→ Entries provided:

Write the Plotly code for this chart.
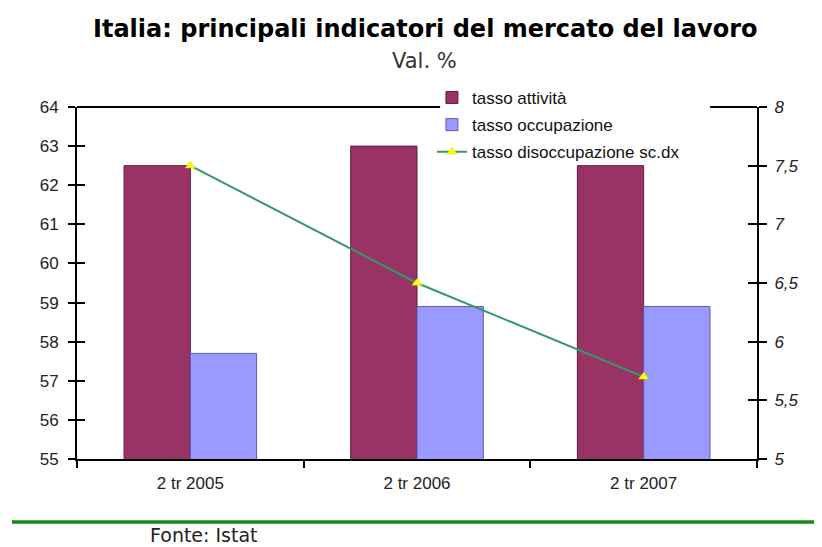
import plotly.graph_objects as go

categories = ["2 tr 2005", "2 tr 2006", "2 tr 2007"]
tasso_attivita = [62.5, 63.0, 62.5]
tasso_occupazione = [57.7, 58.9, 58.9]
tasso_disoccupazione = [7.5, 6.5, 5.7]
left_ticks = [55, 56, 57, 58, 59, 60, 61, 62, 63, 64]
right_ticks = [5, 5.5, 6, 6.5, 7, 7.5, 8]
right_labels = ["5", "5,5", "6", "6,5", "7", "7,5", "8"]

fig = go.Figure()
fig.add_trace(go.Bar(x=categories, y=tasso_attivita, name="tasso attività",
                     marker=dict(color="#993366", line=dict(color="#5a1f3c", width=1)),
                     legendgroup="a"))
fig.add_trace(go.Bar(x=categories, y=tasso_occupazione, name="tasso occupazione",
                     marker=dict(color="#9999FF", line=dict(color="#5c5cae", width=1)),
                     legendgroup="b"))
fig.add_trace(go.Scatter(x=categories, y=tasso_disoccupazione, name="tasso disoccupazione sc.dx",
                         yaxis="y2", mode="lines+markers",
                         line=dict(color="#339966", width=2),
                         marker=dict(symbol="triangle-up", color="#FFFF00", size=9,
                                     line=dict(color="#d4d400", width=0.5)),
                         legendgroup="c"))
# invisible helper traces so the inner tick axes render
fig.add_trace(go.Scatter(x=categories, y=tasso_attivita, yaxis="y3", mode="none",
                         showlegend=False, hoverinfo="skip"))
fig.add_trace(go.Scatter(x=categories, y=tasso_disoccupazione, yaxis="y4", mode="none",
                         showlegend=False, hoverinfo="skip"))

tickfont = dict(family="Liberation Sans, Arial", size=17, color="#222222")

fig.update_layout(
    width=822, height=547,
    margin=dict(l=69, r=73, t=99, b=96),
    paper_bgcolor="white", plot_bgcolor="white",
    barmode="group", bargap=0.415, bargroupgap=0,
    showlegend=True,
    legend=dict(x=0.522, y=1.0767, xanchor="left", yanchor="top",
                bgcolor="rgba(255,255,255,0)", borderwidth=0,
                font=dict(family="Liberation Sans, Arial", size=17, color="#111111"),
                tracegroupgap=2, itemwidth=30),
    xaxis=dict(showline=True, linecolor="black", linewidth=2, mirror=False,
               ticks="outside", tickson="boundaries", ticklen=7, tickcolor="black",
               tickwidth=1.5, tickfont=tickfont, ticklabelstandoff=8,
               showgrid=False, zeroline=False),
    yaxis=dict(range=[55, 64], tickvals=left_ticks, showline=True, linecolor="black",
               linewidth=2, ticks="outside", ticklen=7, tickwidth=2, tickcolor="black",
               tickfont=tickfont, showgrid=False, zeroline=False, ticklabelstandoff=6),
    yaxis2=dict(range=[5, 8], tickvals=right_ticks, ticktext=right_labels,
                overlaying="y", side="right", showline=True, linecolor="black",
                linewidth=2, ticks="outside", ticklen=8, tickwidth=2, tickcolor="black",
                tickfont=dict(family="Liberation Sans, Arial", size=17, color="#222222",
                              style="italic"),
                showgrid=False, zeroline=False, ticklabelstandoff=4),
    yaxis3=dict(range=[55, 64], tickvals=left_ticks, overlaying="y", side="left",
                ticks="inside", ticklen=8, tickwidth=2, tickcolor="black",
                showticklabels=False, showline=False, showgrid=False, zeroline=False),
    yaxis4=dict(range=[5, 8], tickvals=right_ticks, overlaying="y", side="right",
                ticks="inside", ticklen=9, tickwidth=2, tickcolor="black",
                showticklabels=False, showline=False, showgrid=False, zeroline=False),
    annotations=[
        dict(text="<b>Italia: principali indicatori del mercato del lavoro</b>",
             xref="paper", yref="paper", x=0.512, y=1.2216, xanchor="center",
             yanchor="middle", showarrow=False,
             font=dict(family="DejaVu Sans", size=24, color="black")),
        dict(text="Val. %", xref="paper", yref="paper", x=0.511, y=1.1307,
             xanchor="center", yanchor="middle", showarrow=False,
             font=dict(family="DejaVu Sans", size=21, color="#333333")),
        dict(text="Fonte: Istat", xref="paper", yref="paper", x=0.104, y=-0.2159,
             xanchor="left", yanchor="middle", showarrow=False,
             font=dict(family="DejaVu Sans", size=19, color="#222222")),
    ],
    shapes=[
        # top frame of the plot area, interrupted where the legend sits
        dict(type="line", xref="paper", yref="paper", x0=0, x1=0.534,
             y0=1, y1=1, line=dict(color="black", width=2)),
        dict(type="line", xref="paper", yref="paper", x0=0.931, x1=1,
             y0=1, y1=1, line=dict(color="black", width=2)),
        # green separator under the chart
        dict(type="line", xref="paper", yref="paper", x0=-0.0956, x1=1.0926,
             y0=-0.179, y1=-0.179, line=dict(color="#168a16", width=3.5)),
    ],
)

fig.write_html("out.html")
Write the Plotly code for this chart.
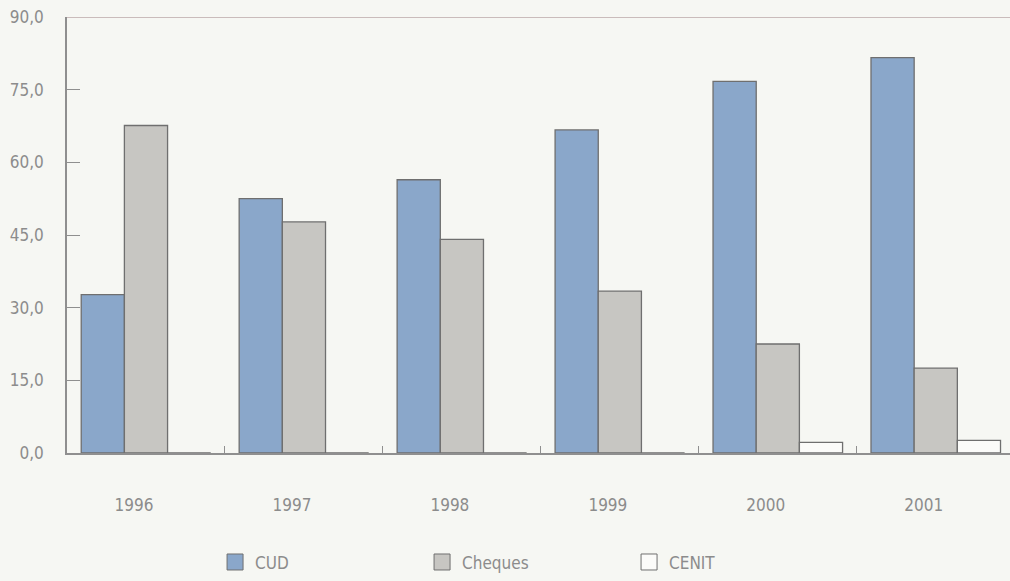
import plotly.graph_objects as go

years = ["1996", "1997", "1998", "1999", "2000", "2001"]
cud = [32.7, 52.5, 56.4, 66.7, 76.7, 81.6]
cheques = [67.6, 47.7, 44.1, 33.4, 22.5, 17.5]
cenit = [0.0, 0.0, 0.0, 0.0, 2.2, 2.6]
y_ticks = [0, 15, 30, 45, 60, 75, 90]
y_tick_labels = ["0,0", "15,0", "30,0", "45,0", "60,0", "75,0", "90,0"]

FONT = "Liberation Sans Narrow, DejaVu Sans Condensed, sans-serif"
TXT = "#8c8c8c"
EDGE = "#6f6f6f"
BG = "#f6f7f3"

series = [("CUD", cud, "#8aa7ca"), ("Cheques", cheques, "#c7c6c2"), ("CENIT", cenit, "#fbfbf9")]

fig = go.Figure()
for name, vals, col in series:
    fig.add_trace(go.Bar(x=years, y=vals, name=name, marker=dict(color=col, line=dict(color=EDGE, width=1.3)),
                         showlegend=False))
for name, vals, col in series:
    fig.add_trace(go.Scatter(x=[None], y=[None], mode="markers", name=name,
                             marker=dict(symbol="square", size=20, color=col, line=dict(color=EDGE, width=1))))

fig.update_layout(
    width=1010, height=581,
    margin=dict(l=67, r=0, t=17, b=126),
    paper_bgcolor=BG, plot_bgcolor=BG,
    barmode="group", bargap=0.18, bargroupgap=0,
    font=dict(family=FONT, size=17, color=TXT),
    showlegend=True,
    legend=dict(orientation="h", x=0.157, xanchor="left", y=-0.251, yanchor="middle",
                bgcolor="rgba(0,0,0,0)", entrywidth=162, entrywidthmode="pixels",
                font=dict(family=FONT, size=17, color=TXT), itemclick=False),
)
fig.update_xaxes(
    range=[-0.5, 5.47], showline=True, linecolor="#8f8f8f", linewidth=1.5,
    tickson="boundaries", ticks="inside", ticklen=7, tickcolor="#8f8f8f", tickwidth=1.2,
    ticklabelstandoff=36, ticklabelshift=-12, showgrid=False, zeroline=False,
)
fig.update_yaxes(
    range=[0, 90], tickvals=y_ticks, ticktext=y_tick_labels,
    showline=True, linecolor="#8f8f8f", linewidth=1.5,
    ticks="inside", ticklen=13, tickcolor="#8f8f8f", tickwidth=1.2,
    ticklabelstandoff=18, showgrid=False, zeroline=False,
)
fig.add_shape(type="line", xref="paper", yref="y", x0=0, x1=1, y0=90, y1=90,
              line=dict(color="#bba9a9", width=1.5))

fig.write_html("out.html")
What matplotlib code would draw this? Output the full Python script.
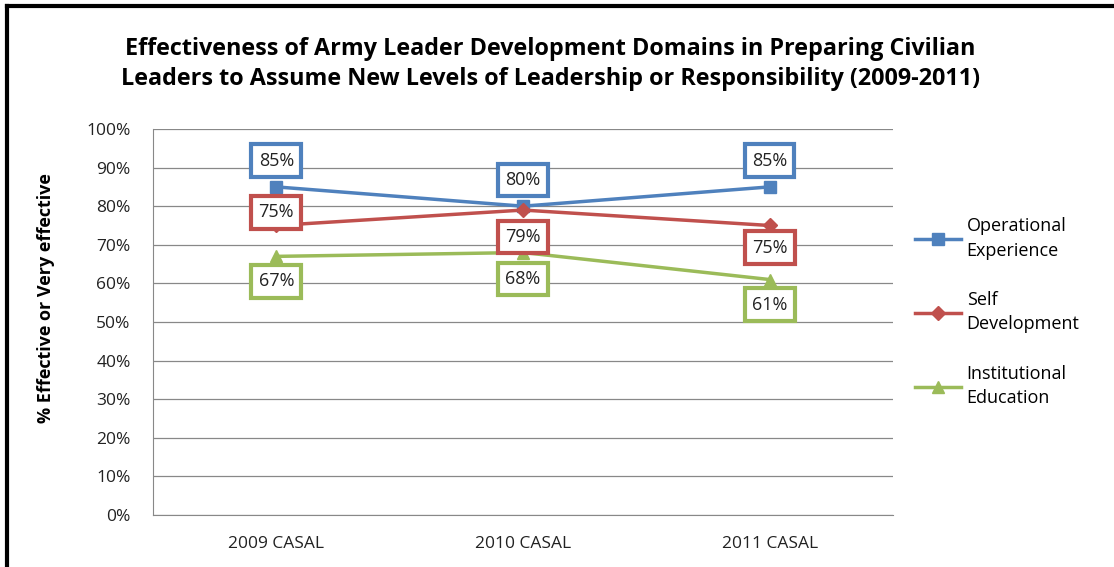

→ Stated task:
Every entry must be transcribed exactly. Pictures do not belong in the copy.

→ Result:
Write the Plotly code for this chart.
import plotly.graph_objects as go

categories = ["2 tr 2005", "2 tr 2006", "2 tr 2007"]
tasso_attivita = [62.5, 63.0, 62.5]
tasso_occupazione = [57.7, 58.9, 58.9]
tasso_disoccupazione = [7.5, 6.5, 5.7]
left_ticks = [55, 56, 57, 58, 59, 60, 61, 62, 63, 64]
right_ticks = [5, 5.5, 6, 6.5, 7, 7.5, 8]
right_labels = ["5", "5,5", "6", "6,5", "7", "7,5", "8"]

fig = go.Figure()
fig.add_trace(go.Bar(x=categories, y=tasso_attivita, name="tasso attività",
                     marker=dict(color="#993366", line=dict(color="#5a1f3c", width=1)),
                     legendgroup="a"))
fig.add_trace(go.Bar(x=categories, y=tasso_occupazione, name="tasso occupazione",
                     marker=dict(color="#9999FF", line=dict(color="#5c5cae", width=1)),
                     legendgroup="b"))
fig.add_trace(go.Scatter(x=categories, y=tasso_disoccupazione, name="tasso disoccupazione sc.dx",
                         yaxis="y2", mode="lines+markers",
                         line=dict(color="#339966", width=2),
                         marker=dict(symbol="triangle-up", color="#FFFF00", size=9,
                                     line=dict(color="#d4d400", width=0.5)),
                         legendgroup="c"))
# invisible helper traces so the inner tick axes render
fig.add_trace(go.Scatter(x=categories, y=tasso_attivita, yaxis="y3", mode="none",
                         showlegend=False, hoverinfo="skip"))
fig.add_trace(go.Scatter(x=categories, y=tasso_disoccupazione, yaxis="y4", mode="none",
                         showlegend=False, hoverinfo="skip"))

tickfont = dict(family="Liberation Sans, Arial", size=17, color="#222222")

fig.update_layout(
    width=822, height=547,
    margin=dict(l=69, r=73, t=99, b=96),
    paper_bgcolor="white", plot_bgcolor="white",
    barmode="group", bargap=0.415, bargroupgap=0,
    showlegend=True,
    legend=dict(x=0.522, y=1.0767, xanchor="left", yanchor="top",
                bgcolor="rgba(255,255,255,0)", borderwidth=0,
                font=dict(family="Liberation Sans, Arial", size=17, color="#111111"),
                tracegroupgap=2, itemwidth=30),
    xaxis=dict(showline=True, linecolor="black", linewidth=2, mirror=False,
               ticks="outside", tickson="boundaries", ticklen=7, tickcolor="black",
               tickwidth=1.5, tickfont=tickfont, ticklabelstandoff=8,
               showgrid=False, zeroline=False),
    yaxis=dict(range=[55, 64], tickvals=left_ticks, showline=True, linecolor="black",
               linewidth=2, ticks="outside", ticklen=7, tickwidth=2, tickcolor="black",
               tickfont=tickfont, showgrid=False, zeroline=False, ticklabelstandoff=6),
    yaxis2=dict(range=[5, 8], tickvals=right_ticks, ticktext=right_labels,
                overlaying="y", side="right", showline=True, linecolor="black",
                linewidth=2, ticks="outside", ticklen=8, tickwidth=2, tickcolor="black",
                tickfont=dict(family="Liberation Sans, Arial", size=17, color="#222222",
                              style="italic"),
                showgrid=False, zeroline=False, ticklabelstandoff=4),
    yaxis3=dict(range=[55, 64], tickvals=left_ticks, overlaying="y", side="left",
                ticks="inside", ticklen=8, tickwidth=2, tickcolor="black",
                showticklabels=False, showline=False, showgrid=False, zeroline=False),
    yaxis4=dict(range=[5, 8], tickvals=right_ticks, overlaying="y", side="right",
                ticks="inside", ticklen=9, tickwidth=2, tickcolor="black",
                showticklabels=False, showline=False, showgrid=False, zeroline=False),
    annotations=[
        dict(text="<b>Italia: principali indicatori del mercato del lavoro</b>",
             xref="paper", yref="paper", x=0.512, y=1.2216, xanchor="center",
             yanchor="middle", showarrow=False,
             font=dict(family="DejaVu Sans", size=24, color="black")),
        dict(text="Val. %", xref="paper", yref="paper", x=0.511, y=1.1307,
             xanchor="center", yanchor="middle", showarrow=False,
             font=dict(family="DejaVu Sans", size=21, color="#333333")),
        dict(text="Fonte: Istat", xref="paper", yref="paper", x=0.104, y=-0.2159,
             xanchor="left", yanchor="middle", showarrow=False,
             font=dict(family="DejaVu Sans", size=19, color="#222222")),
    ],
    shapes=[
        # top frame of the plot area, interrupted where the legend sits
        dict(type="line", xref="paper", yref="paper", x0=0, x1=0.534,
             y0=1, y1=1, line=dict(color="black", width=2)),
        dict(type="line", xref="paper", yref="paper", x0=0.931, x1=1,
             y0=1, y1=1, line=dict(color="black", width=2)),
        # green separator under the chart
        dict(type="line", xref="paper", yref="paper", x0=-0.0956, x1=1.0926,
             y0=-0.179, y1=-0.179, line=dict(color="#168a16", width=3.5)),
    ],
)

fig.write_html("out.html")
Write the Plotly code for this chart.
import plotly.graph_objects as go

years = ["1996", "1997", "1998", "1999", "2000", "2001"]
cud = [32.7, 52.5, 56.4, 66.7, 76.7, 81.6]
cheques = [67.6, 47.7, 44.1, 33.4, 22.5, 17.5]
cenit = [0.0, 0.0, 0.0, 0.0, 2.2, 2.6]
y_ticks = [0, 15, 30, 45, 60, 75, 90]
y_tick_labels = ["0,0", "15,0", "30,0", "45,0", "60,0", "75,0", "90,0"]

FONT = "Liberation Sans Narrow, DejaVu Sans Condensed, sans-serif"
TXT = "#8c8c8c"
EDGE = "#6f6f6f"
BG = "#f6f7f3"

series = [("CUD", cud, "#8aa7ca"), ("Cheques", cheques, "#c7c6c2"), ("CENIT", cenit, "#fbfbf9")]

fig = go.Figure()
for name, vals, col in series:
    fig.add_trace(go.Bar(x=years, y=vals, name=name, marker=dict(color=col, line=dict(color=EDGE, width=1.3)),
                         showlegend=False))
for name, vals, col in series:
    fig.add_trace(go.Scatter(x=[None], y=[None], mode="markers", name=name,
                             marker=dict(symbol="square", size=20, color=col, line=dict(color=EDGE, width=1))))

fig.update_layout(
    width=1010, height=581,
    margin=dict(l=67, r=0, t=17, b=126),
    paper_bgcolor=BG, plot_bgcolor=BG,
    barmode="group", bargap=0.18, bargroupgap=0,
    font=dict(family=FONT, size=17, color=TXT),
    showlegend=True,
    legend=dict(orientation="h", x=0.157, xanchor="left", y=-0.251, yanchor="middle",
                bgcolor="rgba(0,0,0,0)", entrywidth=162, entrywidthmode="pixels",
                font=dict(family=FONT, size=17, color=TXT), itemclick=False),
)
fig.update_xaxes(
    range=[-0.5, 5.47], showline=True, linecolor="#8f8f8f", linewidth=1.5,
    tickson="boundaries", ticks="inside", ticklen=7, tickcolor="#8f8f8f", tickwidth=1.2,
    ticklabelstandoff=36, ticklabelshift=-12, showgrid=False, zeroline=False,
)
fig.update_yaxes(
    range=[0, 90], tickvals=y_ticks, ticktext=y_tick_labels,
    showline=True, linecolor="#8f8f8f", linewidth=1.5,
    ticks="inside", ticklen=13, tickcolor="#8f8f8f", tickwidth=1.2,
    ticklabelstandoff=18, showgrid=False, zeroline=False,
)
fig.add_shape(type="line", xref="paper", yref="y", x0=0, x1=1, y0=90, y1=90,
              line=dict(color="#bba9a9", width=1.5))

fig.write_html("out.html")
What matplotlib code would draw this? Output the full Python script.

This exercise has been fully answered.